Exercise directions. Return all lines where the word "matplotlib" can be found.

Provided data.
***
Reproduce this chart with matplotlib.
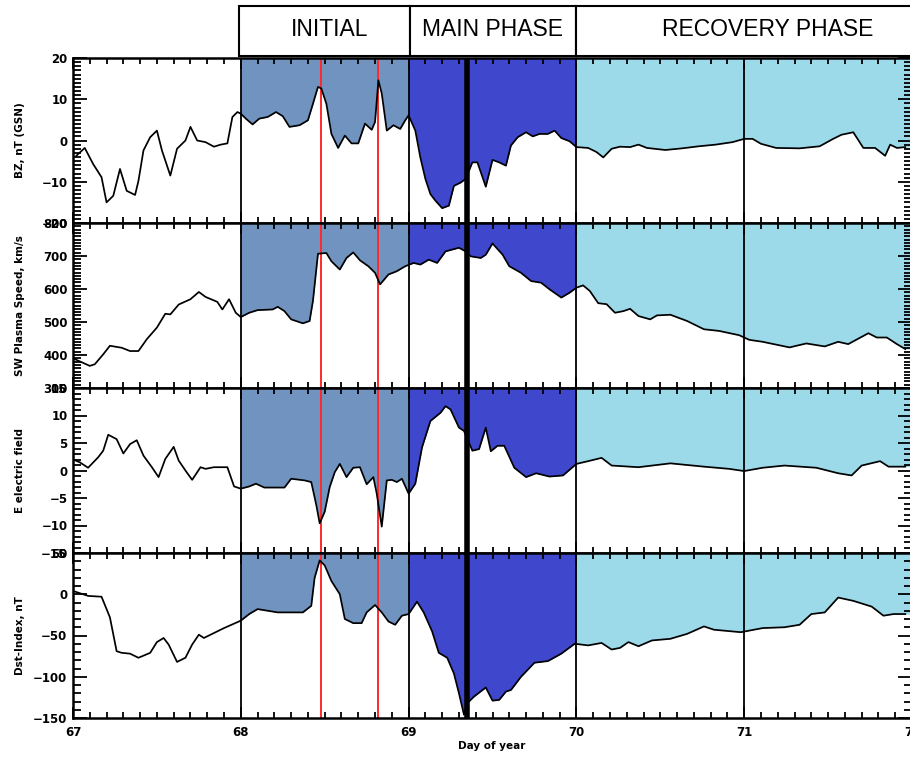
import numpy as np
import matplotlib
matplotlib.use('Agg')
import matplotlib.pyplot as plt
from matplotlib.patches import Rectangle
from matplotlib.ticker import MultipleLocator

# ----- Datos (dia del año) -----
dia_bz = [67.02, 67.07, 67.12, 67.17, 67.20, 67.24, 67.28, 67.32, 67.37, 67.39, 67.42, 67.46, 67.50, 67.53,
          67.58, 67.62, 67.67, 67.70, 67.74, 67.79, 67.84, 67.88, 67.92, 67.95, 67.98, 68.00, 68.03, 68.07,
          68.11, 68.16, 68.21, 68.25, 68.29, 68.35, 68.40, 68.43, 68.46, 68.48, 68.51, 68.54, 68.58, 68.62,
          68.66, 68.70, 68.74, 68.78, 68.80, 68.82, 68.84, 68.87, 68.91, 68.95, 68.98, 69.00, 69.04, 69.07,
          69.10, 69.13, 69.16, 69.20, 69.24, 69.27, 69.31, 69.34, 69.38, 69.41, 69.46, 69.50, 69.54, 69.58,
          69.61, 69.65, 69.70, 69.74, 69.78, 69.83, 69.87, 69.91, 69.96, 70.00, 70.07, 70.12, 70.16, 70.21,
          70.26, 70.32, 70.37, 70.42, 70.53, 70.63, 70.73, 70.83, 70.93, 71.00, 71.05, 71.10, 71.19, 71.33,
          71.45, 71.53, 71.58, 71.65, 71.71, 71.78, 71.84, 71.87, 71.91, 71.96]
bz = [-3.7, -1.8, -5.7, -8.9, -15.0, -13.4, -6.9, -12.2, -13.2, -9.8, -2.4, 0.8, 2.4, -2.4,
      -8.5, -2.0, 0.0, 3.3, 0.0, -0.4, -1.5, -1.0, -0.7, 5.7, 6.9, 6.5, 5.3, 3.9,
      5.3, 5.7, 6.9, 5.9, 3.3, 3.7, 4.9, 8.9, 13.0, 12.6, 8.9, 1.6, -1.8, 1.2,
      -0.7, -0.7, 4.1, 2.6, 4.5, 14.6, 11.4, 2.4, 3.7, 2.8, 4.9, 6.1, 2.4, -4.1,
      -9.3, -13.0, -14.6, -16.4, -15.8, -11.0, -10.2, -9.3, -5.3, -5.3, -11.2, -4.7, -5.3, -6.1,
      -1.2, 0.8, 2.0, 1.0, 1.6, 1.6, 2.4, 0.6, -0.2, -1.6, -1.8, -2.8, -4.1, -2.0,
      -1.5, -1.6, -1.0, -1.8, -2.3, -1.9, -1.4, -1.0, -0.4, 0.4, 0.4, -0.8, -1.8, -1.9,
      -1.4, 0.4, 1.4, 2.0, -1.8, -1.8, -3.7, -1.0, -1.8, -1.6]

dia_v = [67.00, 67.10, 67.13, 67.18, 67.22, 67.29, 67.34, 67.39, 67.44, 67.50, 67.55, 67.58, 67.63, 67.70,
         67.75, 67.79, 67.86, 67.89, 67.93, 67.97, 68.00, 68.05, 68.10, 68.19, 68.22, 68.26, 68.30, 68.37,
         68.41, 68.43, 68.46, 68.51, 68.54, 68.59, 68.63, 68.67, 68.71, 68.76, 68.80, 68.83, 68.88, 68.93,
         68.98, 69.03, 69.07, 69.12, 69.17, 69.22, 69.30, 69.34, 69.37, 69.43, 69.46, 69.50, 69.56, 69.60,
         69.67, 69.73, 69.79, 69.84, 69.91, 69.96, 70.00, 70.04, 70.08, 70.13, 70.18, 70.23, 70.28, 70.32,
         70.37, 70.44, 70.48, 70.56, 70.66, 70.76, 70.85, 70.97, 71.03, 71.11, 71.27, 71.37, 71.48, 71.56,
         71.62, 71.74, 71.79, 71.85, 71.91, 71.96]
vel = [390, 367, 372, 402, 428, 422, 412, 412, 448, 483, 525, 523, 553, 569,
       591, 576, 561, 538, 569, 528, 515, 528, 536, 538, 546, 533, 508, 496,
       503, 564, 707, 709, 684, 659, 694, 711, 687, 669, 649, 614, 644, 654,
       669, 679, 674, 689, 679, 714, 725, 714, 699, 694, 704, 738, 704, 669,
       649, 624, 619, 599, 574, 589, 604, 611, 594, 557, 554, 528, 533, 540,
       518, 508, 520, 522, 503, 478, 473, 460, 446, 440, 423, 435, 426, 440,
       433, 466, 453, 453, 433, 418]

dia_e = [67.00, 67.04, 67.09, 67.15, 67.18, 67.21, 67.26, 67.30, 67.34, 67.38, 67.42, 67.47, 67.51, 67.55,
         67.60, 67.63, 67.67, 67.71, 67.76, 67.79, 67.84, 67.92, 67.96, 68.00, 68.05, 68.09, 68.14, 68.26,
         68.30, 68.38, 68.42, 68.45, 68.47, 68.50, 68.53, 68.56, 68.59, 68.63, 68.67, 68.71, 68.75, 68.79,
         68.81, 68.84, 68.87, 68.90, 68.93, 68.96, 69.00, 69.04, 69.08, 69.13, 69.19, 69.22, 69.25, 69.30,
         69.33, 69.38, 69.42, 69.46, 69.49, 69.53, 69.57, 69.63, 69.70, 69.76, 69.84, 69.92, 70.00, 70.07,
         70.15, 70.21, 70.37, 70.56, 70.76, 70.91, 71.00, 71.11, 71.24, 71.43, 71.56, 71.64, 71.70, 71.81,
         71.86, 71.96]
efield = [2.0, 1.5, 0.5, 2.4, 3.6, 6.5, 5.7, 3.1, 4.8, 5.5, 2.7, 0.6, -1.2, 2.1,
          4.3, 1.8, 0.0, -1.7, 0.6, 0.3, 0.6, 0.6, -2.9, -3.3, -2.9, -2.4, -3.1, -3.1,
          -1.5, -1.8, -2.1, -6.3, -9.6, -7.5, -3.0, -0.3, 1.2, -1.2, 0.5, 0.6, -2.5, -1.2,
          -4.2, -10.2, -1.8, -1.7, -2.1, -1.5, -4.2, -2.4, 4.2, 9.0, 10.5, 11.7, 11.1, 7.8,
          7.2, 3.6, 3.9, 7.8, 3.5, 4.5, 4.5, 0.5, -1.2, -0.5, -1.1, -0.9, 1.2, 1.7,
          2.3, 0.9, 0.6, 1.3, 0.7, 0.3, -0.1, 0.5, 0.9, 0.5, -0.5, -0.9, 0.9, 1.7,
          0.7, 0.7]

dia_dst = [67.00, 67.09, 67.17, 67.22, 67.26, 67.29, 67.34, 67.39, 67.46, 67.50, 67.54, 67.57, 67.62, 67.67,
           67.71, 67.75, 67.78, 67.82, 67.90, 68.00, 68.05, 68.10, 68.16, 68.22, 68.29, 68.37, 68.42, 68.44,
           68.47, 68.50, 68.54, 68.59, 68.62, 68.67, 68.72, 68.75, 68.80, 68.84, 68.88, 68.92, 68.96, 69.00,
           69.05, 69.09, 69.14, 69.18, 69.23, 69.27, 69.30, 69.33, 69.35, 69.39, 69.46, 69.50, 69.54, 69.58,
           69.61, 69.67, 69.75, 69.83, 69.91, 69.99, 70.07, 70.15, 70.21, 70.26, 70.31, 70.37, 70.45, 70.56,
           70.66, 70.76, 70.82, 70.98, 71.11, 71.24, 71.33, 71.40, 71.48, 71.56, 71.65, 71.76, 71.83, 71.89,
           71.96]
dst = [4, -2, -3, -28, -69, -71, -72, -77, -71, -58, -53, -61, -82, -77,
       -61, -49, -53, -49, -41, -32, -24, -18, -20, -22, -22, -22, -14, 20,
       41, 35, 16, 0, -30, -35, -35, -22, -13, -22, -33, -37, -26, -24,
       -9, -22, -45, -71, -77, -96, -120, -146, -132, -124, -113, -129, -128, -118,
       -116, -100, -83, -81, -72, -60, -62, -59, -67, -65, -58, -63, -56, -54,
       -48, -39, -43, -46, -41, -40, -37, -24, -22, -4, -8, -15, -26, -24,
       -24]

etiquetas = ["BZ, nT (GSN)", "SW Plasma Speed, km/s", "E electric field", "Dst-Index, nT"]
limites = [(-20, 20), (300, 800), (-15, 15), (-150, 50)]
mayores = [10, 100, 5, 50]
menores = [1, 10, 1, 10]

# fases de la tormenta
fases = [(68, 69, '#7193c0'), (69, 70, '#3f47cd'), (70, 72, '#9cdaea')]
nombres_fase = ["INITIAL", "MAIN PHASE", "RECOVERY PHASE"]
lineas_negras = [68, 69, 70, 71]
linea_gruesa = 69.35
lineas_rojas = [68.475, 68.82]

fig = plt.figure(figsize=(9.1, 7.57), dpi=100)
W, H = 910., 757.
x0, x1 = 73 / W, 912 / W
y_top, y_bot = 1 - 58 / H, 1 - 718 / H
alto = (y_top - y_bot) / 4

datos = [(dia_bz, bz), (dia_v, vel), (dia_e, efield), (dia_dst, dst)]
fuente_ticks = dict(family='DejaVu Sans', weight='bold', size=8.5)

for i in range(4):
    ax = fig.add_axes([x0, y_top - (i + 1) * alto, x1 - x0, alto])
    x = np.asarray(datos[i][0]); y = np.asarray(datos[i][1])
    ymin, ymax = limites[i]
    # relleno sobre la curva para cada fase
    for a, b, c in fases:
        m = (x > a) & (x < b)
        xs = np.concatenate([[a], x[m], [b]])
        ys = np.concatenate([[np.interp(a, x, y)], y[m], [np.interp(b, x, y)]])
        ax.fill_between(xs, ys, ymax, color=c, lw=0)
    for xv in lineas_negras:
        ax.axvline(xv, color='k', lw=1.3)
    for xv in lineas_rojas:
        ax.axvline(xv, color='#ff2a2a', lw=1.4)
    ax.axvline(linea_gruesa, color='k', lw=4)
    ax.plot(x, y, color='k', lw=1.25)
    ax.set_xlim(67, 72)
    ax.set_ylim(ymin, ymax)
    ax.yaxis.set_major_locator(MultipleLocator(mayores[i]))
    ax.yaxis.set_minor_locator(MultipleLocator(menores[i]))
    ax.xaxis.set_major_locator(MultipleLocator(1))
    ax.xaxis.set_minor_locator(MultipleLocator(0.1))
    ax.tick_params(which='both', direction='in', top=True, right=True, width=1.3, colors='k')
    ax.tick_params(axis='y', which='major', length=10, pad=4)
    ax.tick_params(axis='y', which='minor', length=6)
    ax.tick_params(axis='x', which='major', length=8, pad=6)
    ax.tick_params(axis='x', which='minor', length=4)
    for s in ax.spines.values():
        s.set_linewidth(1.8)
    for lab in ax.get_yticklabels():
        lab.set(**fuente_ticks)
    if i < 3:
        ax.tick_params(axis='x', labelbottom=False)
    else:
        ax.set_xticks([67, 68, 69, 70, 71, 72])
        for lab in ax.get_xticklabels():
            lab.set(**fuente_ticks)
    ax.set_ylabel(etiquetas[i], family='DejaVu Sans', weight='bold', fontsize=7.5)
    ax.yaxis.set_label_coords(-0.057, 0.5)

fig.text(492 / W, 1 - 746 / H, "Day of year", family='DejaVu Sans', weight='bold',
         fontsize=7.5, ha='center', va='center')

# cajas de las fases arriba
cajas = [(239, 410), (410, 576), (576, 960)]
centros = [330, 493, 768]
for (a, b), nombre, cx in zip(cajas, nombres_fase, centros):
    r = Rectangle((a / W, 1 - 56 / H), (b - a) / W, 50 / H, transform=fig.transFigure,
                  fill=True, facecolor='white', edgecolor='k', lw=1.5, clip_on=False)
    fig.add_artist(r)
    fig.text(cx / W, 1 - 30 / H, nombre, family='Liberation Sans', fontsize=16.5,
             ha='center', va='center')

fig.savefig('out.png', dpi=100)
***
Written reply.
Reproduce this chart with matplotlib.
import matplotlib
matplotlib.use('Agg')
import matplotlib.pyplot as plt
from matplotlib.patches import Rectangle
from matplotlib.ticker import MultipleLocator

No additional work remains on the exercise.